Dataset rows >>
----

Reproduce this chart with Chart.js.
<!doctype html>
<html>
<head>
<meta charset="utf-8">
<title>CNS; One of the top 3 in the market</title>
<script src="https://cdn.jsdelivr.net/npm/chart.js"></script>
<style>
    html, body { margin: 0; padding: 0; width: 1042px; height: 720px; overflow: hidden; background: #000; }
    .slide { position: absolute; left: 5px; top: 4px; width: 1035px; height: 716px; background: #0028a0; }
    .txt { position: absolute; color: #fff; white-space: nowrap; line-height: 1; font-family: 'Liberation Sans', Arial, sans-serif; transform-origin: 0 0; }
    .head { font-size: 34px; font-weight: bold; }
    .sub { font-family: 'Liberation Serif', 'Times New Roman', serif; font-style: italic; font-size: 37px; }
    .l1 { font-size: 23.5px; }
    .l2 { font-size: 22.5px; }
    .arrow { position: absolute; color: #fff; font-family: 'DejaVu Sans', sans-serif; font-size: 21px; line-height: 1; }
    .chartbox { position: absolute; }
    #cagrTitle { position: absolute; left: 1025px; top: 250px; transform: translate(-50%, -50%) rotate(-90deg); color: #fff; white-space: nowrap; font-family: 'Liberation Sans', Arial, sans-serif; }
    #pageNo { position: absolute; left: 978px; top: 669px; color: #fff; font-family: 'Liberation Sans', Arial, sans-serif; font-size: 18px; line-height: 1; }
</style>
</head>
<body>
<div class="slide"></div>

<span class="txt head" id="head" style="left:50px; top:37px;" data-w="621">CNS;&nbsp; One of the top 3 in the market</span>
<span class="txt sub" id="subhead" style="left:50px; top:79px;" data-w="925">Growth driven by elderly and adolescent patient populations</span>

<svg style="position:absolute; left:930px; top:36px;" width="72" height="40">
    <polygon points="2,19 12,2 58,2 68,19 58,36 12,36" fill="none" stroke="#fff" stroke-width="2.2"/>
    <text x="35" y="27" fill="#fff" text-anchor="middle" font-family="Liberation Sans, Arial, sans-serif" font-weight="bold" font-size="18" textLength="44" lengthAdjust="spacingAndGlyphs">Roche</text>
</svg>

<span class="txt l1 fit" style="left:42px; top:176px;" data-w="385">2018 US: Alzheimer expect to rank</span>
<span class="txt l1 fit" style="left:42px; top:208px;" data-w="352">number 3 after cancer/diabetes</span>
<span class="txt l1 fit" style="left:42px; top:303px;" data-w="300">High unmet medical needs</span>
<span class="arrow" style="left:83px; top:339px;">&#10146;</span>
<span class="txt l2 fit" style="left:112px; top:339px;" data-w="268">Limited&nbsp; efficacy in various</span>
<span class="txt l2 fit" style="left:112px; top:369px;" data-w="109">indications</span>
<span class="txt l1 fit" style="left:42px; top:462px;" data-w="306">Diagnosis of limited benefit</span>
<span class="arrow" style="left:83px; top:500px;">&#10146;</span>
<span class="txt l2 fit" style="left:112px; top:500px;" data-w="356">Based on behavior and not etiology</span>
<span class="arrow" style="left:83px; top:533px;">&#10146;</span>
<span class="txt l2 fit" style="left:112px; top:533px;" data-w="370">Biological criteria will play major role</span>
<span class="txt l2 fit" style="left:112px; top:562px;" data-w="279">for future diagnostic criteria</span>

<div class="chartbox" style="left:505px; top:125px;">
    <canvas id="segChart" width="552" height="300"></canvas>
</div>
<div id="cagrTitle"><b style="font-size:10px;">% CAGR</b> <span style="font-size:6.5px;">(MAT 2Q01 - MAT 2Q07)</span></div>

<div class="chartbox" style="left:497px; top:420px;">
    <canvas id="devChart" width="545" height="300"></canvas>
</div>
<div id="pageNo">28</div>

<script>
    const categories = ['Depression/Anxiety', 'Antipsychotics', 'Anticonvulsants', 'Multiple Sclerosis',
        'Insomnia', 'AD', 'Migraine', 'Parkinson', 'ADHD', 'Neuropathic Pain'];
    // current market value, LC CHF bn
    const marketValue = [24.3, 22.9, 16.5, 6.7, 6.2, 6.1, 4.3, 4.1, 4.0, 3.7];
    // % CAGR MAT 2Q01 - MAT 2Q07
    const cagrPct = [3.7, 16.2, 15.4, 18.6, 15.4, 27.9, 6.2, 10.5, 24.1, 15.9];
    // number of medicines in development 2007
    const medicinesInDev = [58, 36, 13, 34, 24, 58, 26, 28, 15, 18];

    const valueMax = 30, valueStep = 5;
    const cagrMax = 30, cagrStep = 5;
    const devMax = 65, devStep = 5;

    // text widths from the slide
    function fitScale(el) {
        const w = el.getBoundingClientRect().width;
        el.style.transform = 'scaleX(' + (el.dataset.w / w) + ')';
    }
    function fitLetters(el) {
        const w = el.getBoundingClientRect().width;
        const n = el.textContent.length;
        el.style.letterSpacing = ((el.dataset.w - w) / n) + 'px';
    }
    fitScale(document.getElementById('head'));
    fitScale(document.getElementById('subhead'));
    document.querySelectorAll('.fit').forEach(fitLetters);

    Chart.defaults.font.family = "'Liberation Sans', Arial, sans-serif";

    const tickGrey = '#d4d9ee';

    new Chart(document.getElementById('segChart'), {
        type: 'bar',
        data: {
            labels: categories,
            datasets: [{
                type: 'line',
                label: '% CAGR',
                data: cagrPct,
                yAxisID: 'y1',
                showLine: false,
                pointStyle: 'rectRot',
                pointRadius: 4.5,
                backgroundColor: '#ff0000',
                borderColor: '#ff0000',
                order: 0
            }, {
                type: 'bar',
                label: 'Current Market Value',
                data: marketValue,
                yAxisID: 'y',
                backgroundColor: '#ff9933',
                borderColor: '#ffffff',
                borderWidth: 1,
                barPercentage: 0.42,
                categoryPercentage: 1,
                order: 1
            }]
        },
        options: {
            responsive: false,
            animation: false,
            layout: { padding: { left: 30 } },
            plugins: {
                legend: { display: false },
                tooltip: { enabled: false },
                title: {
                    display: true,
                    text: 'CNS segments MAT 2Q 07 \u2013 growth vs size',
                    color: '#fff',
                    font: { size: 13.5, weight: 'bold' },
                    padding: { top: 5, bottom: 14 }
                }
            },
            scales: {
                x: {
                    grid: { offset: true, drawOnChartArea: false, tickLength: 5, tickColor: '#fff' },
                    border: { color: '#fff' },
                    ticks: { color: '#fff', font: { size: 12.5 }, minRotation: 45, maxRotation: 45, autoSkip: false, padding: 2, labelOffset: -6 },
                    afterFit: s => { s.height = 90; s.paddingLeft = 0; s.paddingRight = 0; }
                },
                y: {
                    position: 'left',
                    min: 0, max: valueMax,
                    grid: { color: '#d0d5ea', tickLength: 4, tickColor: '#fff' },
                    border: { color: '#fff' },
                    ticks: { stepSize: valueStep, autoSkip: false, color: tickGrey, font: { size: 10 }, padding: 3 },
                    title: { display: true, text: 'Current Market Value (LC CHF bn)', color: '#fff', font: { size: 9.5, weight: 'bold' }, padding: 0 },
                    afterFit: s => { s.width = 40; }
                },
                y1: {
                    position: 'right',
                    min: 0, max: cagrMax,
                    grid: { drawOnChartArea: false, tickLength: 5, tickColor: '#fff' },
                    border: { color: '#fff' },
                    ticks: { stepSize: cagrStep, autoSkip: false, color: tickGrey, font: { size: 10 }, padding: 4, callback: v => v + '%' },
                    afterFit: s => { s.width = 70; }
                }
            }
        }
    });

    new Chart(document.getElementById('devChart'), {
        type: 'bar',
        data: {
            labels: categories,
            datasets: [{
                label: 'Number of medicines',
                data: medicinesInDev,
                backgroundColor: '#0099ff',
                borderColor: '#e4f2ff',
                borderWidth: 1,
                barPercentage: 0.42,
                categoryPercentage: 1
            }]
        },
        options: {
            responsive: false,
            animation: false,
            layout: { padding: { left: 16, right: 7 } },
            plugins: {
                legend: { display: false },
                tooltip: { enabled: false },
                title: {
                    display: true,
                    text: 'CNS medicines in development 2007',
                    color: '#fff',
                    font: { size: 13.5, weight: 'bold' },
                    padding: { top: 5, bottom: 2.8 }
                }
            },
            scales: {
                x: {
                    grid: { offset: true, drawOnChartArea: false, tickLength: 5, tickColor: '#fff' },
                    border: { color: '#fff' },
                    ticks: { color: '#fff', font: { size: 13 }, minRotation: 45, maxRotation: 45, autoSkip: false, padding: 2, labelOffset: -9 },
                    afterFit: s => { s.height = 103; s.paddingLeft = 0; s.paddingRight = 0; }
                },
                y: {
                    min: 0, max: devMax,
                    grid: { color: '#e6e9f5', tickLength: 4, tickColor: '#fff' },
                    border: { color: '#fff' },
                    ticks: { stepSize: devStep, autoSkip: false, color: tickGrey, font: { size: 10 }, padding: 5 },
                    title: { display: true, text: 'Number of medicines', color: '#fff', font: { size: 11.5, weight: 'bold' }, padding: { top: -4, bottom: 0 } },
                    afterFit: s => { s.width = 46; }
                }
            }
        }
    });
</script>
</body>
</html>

----

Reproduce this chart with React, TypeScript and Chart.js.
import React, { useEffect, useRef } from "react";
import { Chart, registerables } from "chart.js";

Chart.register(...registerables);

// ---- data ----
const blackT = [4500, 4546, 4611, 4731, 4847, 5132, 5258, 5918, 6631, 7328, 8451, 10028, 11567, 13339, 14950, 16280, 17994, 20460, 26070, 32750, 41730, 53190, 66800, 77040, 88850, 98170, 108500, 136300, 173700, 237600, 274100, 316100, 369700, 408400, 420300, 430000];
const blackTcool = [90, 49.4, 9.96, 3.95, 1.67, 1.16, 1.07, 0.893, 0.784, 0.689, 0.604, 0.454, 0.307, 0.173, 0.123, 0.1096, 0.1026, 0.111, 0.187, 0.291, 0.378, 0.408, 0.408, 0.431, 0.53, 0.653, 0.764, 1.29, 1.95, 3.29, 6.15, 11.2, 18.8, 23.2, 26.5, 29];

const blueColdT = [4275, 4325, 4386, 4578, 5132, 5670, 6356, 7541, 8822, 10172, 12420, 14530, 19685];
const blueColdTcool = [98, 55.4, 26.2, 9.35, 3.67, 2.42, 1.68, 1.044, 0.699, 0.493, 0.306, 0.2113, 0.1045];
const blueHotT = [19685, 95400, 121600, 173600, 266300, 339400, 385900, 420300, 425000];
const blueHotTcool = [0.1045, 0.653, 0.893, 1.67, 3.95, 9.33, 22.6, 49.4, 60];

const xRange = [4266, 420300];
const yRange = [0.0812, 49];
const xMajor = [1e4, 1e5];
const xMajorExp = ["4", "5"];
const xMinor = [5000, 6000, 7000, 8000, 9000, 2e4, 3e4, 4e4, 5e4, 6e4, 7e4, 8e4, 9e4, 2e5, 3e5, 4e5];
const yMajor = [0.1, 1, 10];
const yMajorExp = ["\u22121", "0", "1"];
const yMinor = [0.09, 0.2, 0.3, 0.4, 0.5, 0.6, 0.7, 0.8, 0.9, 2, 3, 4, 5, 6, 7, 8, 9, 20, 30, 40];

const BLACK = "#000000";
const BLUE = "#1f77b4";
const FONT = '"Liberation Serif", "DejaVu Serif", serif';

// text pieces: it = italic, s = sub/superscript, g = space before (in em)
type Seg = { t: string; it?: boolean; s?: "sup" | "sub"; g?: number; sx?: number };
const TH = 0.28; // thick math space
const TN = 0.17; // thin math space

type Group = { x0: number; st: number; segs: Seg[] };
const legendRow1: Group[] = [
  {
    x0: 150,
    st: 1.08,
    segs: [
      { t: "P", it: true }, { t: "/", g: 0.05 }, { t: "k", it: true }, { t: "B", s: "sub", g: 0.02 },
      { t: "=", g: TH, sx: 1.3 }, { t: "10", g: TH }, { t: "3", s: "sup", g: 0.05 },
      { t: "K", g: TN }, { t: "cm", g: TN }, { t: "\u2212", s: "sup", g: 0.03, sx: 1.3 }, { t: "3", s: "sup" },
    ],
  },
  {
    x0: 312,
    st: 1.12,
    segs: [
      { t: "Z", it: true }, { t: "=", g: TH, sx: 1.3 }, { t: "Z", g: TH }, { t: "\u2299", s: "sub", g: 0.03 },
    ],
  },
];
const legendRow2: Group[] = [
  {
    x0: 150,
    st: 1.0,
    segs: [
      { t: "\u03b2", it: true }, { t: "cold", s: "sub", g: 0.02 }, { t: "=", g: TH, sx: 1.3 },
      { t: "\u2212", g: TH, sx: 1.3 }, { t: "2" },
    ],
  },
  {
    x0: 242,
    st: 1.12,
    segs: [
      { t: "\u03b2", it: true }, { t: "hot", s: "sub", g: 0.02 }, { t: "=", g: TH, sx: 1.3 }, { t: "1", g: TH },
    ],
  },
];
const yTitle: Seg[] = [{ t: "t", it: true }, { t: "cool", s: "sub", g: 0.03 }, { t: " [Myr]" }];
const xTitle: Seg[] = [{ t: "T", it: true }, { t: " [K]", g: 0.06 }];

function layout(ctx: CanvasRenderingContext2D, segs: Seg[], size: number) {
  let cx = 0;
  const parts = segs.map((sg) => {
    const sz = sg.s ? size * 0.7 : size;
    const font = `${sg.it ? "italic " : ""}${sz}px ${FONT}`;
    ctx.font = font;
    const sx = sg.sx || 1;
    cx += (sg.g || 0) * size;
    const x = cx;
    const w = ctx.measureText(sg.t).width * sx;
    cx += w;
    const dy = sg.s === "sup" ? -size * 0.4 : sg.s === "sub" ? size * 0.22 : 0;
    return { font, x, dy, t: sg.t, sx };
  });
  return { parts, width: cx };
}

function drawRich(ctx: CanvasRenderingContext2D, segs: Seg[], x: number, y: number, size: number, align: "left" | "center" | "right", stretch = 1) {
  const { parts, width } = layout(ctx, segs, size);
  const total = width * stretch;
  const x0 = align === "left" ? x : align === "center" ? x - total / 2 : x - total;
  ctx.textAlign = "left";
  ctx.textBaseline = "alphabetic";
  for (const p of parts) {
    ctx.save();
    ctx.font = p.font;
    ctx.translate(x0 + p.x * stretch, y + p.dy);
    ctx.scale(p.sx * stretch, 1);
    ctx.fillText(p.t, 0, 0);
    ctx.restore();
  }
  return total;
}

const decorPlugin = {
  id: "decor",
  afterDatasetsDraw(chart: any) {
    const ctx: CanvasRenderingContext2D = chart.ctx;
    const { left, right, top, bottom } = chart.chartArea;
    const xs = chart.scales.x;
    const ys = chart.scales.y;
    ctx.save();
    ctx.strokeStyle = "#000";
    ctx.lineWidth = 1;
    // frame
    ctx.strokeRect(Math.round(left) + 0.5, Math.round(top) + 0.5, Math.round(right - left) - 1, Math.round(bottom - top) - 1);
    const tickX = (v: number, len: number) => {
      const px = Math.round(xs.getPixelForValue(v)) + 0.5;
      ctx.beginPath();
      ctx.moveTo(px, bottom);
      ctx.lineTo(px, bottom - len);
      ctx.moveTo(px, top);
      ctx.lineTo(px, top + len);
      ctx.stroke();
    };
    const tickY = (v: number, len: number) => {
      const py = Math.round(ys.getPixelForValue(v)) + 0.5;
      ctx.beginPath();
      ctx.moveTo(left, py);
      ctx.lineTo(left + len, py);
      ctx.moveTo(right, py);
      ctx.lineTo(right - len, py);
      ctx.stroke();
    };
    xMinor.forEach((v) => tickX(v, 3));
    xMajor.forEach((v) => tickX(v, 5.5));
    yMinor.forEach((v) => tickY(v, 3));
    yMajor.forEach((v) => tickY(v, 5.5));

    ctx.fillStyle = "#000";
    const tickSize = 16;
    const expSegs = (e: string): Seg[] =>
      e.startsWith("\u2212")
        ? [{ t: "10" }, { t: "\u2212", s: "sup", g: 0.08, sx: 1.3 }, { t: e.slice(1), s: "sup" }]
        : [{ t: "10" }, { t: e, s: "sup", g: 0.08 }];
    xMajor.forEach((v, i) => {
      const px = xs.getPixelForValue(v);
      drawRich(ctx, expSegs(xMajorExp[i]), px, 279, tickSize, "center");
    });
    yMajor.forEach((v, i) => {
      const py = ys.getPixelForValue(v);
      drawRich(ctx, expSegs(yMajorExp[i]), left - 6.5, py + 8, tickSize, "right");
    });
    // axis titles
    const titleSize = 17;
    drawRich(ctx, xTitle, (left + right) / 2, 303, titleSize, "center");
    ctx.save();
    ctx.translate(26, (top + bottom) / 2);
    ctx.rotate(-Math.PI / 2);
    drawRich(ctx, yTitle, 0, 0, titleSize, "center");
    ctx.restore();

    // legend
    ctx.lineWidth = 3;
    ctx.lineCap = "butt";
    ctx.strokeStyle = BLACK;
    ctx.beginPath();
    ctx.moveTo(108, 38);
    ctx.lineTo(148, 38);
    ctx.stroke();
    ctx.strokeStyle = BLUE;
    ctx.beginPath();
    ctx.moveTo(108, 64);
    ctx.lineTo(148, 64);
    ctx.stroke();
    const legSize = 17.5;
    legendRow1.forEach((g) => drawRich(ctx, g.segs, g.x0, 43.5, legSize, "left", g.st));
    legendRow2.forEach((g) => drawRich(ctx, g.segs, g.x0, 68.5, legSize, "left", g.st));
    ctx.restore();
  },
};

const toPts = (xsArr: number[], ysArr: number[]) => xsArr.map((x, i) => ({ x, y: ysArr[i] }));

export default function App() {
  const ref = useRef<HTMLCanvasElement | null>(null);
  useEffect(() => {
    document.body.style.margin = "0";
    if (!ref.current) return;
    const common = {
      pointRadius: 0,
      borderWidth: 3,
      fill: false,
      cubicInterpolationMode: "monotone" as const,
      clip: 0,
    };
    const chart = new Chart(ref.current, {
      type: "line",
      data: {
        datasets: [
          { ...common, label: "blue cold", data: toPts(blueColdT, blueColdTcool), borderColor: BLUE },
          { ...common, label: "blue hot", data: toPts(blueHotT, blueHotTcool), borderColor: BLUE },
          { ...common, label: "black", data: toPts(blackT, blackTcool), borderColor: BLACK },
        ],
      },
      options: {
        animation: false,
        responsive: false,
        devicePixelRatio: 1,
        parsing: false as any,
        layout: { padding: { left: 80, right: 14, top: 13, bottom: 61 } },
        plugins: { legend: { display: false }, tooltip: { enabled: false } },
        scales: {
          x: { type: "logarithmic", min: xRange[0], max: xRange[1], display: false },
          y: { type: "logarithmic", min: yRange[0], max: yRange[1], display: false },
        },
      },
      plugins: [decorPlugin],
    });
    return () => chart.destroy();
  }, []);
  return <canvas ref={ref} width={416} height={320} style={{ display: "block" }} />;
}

----

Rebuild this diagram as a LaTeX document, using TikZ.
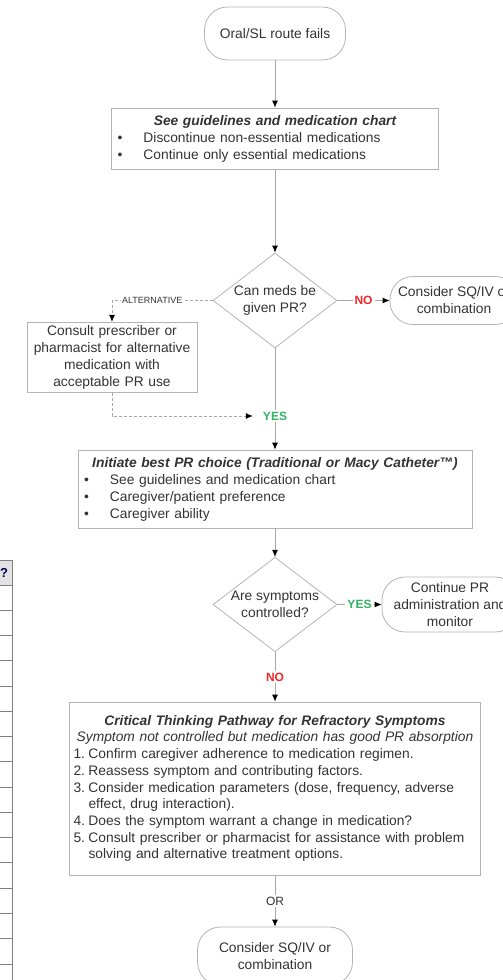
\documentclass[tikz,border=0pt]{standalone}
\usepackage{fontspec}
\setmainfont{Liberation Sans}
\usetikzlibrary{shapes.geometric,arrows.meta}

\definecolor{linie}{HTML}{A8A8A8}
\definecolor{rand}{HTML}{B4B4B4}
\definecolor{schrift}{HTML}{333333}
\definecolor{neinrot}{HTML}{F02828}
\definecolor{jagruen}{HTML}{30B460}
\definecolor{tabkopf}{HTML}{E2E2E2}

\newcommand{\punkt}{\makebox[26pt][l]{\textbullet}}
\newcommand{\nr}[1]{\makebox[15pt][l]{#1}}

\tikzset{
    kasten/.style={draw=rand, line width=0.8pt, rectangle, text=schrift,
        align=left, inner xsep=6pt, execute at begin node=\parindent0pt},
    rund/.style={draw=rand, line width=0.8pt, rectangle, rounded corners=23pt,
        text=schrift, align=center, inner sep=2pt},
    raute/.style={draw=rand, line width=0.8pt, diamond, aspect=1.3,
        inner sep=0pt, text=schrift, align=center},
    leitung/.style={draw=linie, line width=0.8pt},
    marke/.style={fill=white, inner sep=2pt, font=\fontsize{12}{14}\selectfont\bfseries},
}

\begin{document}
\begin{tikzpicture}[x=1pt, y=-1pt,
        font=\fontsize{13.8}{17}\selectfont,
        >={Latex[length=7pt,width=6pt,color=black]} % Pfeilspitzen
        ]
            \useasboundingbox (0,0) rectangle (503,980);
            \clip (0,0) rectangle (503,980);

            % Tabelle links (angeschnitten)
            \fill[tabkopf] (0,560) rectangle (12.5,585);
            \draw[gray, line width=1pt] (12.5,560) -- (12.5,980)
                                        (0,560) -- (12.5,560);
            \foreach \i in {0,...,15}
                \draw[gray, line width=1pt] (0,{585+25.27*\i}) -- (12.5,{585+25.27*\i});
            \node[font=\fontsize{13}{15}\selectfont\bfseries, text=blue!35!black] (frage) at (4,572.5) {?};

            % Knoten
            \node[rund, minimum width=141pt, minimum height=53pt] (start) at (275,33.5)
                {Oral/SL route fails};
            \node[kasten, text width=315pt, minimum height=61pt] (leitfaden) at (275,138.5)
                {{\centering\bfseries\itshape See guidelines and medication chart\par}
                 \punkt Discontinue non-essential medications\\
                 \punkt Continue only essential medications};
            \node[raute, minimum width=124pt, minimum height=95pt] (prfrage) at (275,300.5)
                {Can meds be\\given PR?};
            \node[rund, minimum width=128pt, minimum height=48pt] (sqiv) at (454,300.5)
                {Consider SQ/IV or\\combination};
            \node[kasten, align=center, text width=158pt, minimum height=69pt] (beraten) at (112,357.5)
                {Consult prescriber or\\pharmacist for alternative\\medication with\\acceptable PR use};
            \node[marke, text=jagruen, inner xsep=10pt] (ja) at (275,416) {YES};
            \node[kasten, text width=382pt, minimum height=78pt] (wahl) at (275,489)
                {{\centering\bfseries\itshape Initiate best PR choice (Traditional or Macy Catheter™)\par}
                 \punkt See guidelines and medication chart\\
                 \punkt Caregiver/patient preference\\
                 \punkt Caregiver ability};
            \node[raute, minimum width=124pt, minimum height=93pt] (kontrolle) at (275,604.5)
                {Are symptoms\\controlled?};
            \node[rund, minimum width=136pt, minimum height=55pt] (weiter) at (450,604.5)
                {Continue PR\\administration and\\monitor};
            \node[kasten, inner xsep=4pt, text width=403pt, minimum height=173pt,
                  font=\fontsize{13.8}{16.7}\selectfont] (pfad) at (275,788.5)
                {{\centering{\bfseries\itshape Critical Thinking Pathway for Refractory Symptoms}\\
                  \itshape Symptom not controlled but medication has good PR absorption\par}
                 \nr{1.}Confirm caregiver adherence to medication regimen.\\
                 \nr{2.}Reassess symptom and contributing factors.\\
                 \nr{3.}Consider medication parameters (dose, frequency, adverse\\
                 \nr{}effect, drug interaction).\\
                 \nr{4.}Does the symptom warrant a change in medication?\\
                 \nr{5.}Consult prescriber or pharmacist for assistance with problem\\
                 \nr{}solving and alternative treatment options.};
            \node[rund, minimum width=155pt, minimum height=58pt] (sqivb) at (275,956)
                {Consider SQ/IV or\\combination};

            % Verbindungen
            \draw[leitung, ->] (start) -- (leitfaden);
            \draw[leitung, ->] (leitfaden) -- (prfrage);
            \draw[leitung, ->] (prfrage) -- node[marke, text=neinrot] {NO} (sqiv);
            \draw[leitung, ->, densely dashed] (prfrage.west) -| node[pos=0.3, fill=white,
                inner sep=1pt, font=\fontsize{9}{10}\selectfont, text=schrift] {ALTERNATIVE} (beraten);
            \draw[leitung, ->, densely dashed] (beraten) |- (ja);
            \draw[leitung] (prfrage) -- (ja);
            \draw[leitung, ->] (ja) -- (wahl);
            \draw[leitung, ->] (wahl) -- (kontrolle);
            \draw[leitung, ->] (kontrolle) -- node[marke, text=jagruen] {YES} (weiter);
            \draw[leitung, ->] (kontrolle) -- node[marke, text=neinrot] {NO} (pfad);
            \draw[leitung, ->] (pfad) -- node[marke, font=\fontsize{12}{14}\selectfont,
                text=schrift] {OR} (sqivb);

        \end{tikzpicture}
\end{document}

----

REQUIRED TASK >> Count the lines of the data that include the string "this", and give only that number.

WRITTEN ANSWER >> 3